Bionics,Vincent Marteka;Lippincot, 1965

Saturday, May 8, 2010

Decode the bar code

Ever wondered what differentiates a can of diet coke from a jar of peanut butter? If yes then welcome to the club. For answer, one has to look into the ubiquitous black and white stripes on these products, the barcode.

History of barcode dates back to about six decades, when it was invented by Bernard Silver in 1948. (Twenty five years gone by, before it was first used to read a price on a juicy fruit gum on June 26th 1974).Today it act as both a mundane fingerprint of modern life and a cultural icon of retail shops across the world.

Anatomy of a Bar Code is composed of a series of parallel black and white lines. When a scanner's laser beam hits the bar code, the black modules absorb the light, while the white modules reflect light. A photo diode in the scanner decodes the reflected light into an electrical signal, which is amplified and translated into digital code by the scanner's microprocessor (Fig1). That code is then fed into the store's main computer, which finds the price.



Fig 1

Different bar-code languages are used to identify different types of products, like groceries, clothing and electronics. Although many bar-code languages have been developed by the retail and manufacturing industries since they were first adopted in the early 1970's.The most widely used type is the Universal Product Code (U.P.C), found in most groceries and retail stores.
The U.P.C. is a 12-digit code: the first digit identifies the general category of the product; the next five, the product's manufacturer; the next five, the individual item (like Coke, Diet Coke or Caffeine Free Coke), and finally a ''check digit'' that is used to make sure that the code is scanned correctly in the right orientation.
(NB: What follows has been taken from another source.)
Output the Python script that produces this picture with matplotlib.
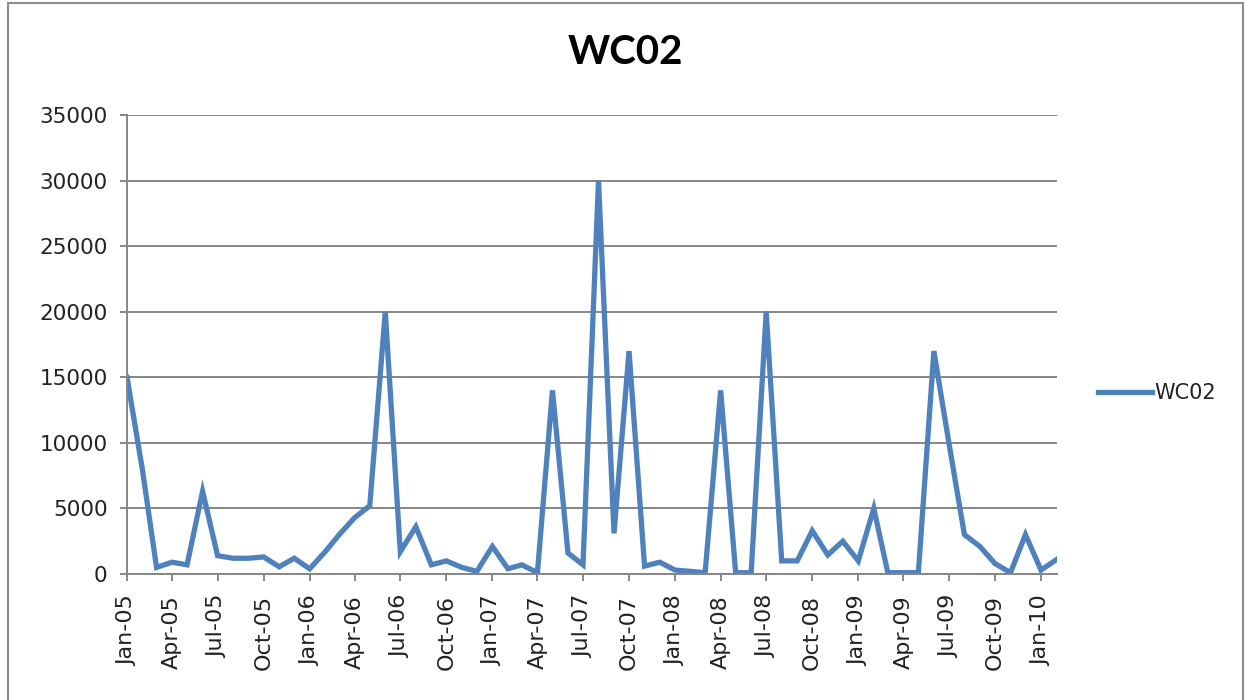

A typical U.P.C., read from left to right (Fig 2), starts with a quiet zone Next comes the left guard pattern, which alerts the scanner and computer system that information is coming. The next modules identify the number of the product category. That number is printed at the lower left margin of the U.P.C. manufacturer. The next five digits identify the manufacturer. Centre guard pattern divides the left and right halves of the bar code. The next five digits on the right side identify the particular product -- e.g., whether it is a 12-ounce jar of Brand X crispy peanut butter or an 8-ounce jar of a smooth one. The check digit (the last digit on the right) is used to make sure that a U.P.C. has been scanned correctly. The computer does the following calculations; if it comes out with the check digit, the scanning was correct. For a U.P.C. that starts with 0 12345 67890: Add the digits in odd positions: 0 + 2 + 4 + 6 + 8 + 0 = 20 Multiply the results by 3: 20 X 3 = 60 Add the digits in even positions: 1 + 3 + 5 + 7 + 9 = 25 Add the last two results: 60 + 25 = 85 Subtracting that answer from the next-highest multiple of 10 should produce the Check Digit: 90 - 85 = 5.